Theodore and Melvin, military ministers for 21 and 16 years, respectively, know about deployment and ministering in battle zones like Desert Shield, Desert Storm, Somalia and Iraq.

The chaplain doctrine, Theodore said, is "nurture the living, care for the wounded and honor the dead."

Primary among the many responsibilities of an Army chaplain is ensuring that soldiers have the right to practice their religion while serving their country.

Chaplains have some help in their duties.

Chaplain assistant to Melvin, Sgt.
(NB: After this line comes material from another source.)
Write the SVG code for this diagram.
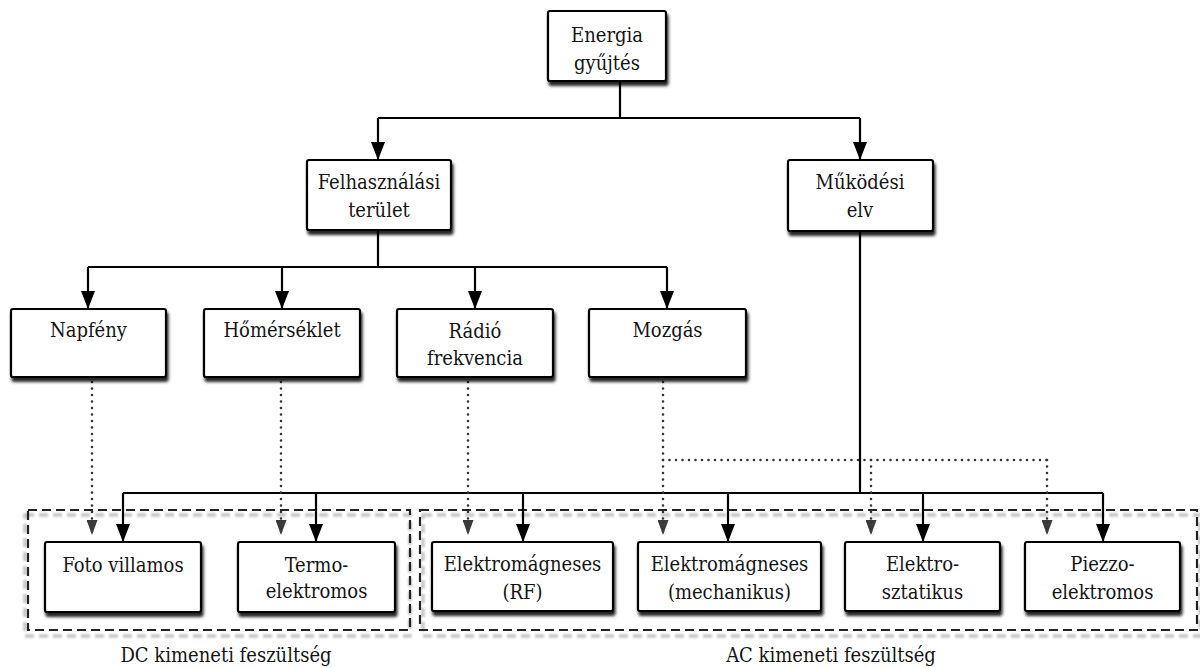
<svg xmlns="http://www.w3.org/2000/svg" width="1200" height="668" viewBox="0 0 1200 668">
<style>
.box{fill:#fff;stroke:#000;stroke-width:2.2;filter:url(#sh)}
.t{font-family:'DejaVu Serif Condensed','DejaVu Serif',serif;font-stretch:condensed;font-size:20px;fill:#141414;text-anchor:middle}
.solid{fill:none;stroke:#000;stroke-width:2.2}
.arr{fill:none;stroke:#000;stroke-width:2.2;marker-end:url(#ah)}
.dot{fill:none;stroke:#333;stroke-width:2.6;stroke-linecap:round;stroke-dasharray:0 6.5}
.dotarr{fill:none;stroke:#333;stroke-width:2.6;stroke-linecap:round;stroke-dasharray:0 6.5;marker-end:url(#dh)}
.frame{fill:none;stroke:#222;stroke-width:2.2;stroke-dasharray:9 5}
.frameSh{fill:none;stroke:#c4c4c4;stroke-width:3.5;stroke-dasharray:9 5;filter:url(#bl)}
</style>
<defs>
<filter id="sh" x="-10%" y="-10%" width="125%" height="135%">
<feDropShadow dx="1.5" dy="4" stdDeviation="1.6" flood-color="#000" flood-opacity="0.85"/>
</filter>
<filter id="bl" x="-5%" y="-10%" width="110%" height="120%">
<feGaussianBlur stdDeviation="0.8"/>
</filter>
<marker id="ah" viewBox="0 0 18 14" refX="18" refY="7" markerWidth="18" markerHeight="14" markerUnits="userSpaceOnUse" orient="auto">
<path d="M0,0 L18,7 L0,14 z" fill="#000"/>
</marker>
<marker id="dh" viewBox="0 0 15 11" refX="15" refY="5.5" markerWidth="15" markerHeight="11" markerUnits="userSpaceOnUse" orient="auto">
<path d="M0,0 L15,5.5 L0,11 z" fill="#3a3a3a"/>
</marker>
</defs>
<rect width="1200" height="668" fill="#fff"/>

<g id="frames">
<rect class="frameSh" x="25" y="515" width="385" height="121"/>
<rect class="frame" x="28" y="510" width="382" height="120"/>
<rect class="frameSh" x="423" y="515" width="777" height="121"/>
<rect class="frame" x="420" y="510" width="777" height="120"/>
</g>

<g id="connectors">
<path class="solid" d="M620,81 V118 M378,118 H860"/>
<path class="arr" d="M378,118 V160"/>
<path class="arr" d="M860,118 V160"/>
<path class="solid" d="M378,230 V267 M88,267 H667"/>
<path class="arr" d="M88,267 V309"/>
<path class="arr" d="M282,267 V309"/>
<path class="arr" d="M475,267 V309"/>
<path class="arr" d="M667,267 V309"/>
<path class="solid" d="M860,231 V493 M123,493 H1103"/>
<path class="arr" d="M123,493 V542"/>
<path class="arr" d="M316,493 V542"/>
<path class="arr" d="M523,493 V542"/>
<path class="arr" d="M728,493 V542"/>
<path class="arr" d="M923,493 V542"/>
<path class="arr" d="M1103,493 V542"/>
<path class="dotarr" d="M92,382 V535"/>
<path class="dotarr" d="M281,382 V535"/>
<path class="dotarr" d="M468,382 V535"/>
<path class="dotarr" d="M663,382 V535"/>
<path class="dot" d="M663,460 H1047"/>
<path class="dotarr" d="M871,460 V535"/>
<path class="dotarr" d="M1047,460 V535"/>
</g>

<g id="energia"><rect class="box" x="548" y="11" width="118" height="70" rx="2"/><text class="t" x="607" y="42">Energia</text><text class="t" x="607" y="70">gyűjtés</text></g>
<g id="felhasznalasi"><rect class="box" x="307" y="160" width="144" height="70" rx="2"/><text class="t" x="379" y="189">Felhasználási</text><text class="t" x="379" y="217">terület</text></g>
<g id="mukodesi"><rect class="box" x="788" y="160" width="145" height="71" rx="2"/><text class="t" x="860" y="189">Működési</text><text class="t" x="860" y="217">elv</text></g>
<g id="napfeny"><rect class="box" x="11" y="309" width="155" height="68" rx="2"/><text class="t" x="88.5" y="337">Napfény</text></g>
<g id="homerseklet"><rect class="box" x="204" y="309" width="156" height="68" rx="2"/><text class="t" x="282" y="337">Hőmérséklet</text></g>
<g id="radio"><rect class="box" x="397" y="309" width="156" height="68" rx="2"/><text class="t" x="475" y="338">Rádió</text><text class="t" x="475" y="365">frekvencia</text></g>
<g id="mozgas"><rect class="box" x="589" y="309" width="157" height="68" rx="2"/><text class="t" x="667.5" y="337">Mozgás</text></g>
<g id="foto"><rect class="box" x="45" y="542" width="156" height="70" rx="2"/><text class="t" x="123" y="572">Foto villamos</text></g>
<g id="termo"><rect class="box" x="238" y="542" width="157" height="70" rx="2"/><text class="t" x="316.5" y="572">Termo-</text><text class="t" x="316.5" y="598">elektromos</text></g>
<g id="em-rf"><rect class="box" x="432" y="542" width="181" height="69" rx="2"/><text class="t" x="522.5" y="571">Elektromágneses</text><text class="t" x="522.5" y="599">(RF)</text></g>
<g id="em-mech"><rect class="box" x="638" y="542" width="183" height="69" rx="2"/><text class="t" x="729.5" y="571">Elektromágneses</text><text class="t" x="729.5" y="599">(mechanikus)</text></g>
<g id="elektrosztatikus"><rect class="box" x="845" y="542" width="155" height="69" rx="2"/><text class="t" x="922.5" y="571">Elektro-</text><text class="t" x="922.5" y="599">sztatikus</text></g>
<g id="piezzo"><rect class="box" x="1025" y="542" width="155" height="69" rx="2"/><text class="t" x="1102.5" y="571">Piezzo-</text><text class="t" x="1102.5" y="599">elektromos</text></g>

<g id="labels">
<text class="t" x="226" y="662">DC kimeneti feszültség</text>
<text class="t" x="831" y="662">AC kimeneti feszültség</text>
</g>
</svg>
Darrin Numbers calls his job dynamic.

"Our main focus is on soldiers and the chaplains," Numbers said. "We're often the go-between for the chaplain ... the tie in with people on lower levels."

The Army prizes its chaplains.

"We're one of the only organizations in the world that do a one-to-one protection," Numbers said.

In battle zones, a chaplain is always accompanied by an armed chaplain assistant since chaplains are prohibited from carrying firearms.

"They take good care of us," Theodore affirmed.

Post chaplains are always ready to help soldiers and their dependents.

Dealing with stressed-out soldiers and family members is a challenging part of the job for all the chaplains.

"You have to stay committed to the mission and ministry in order to deal with your own issues and to have anything left for other people," Melvin said.

A typical workday may include leading a devotional service, counseling families and returning soldiers, and attending meetings.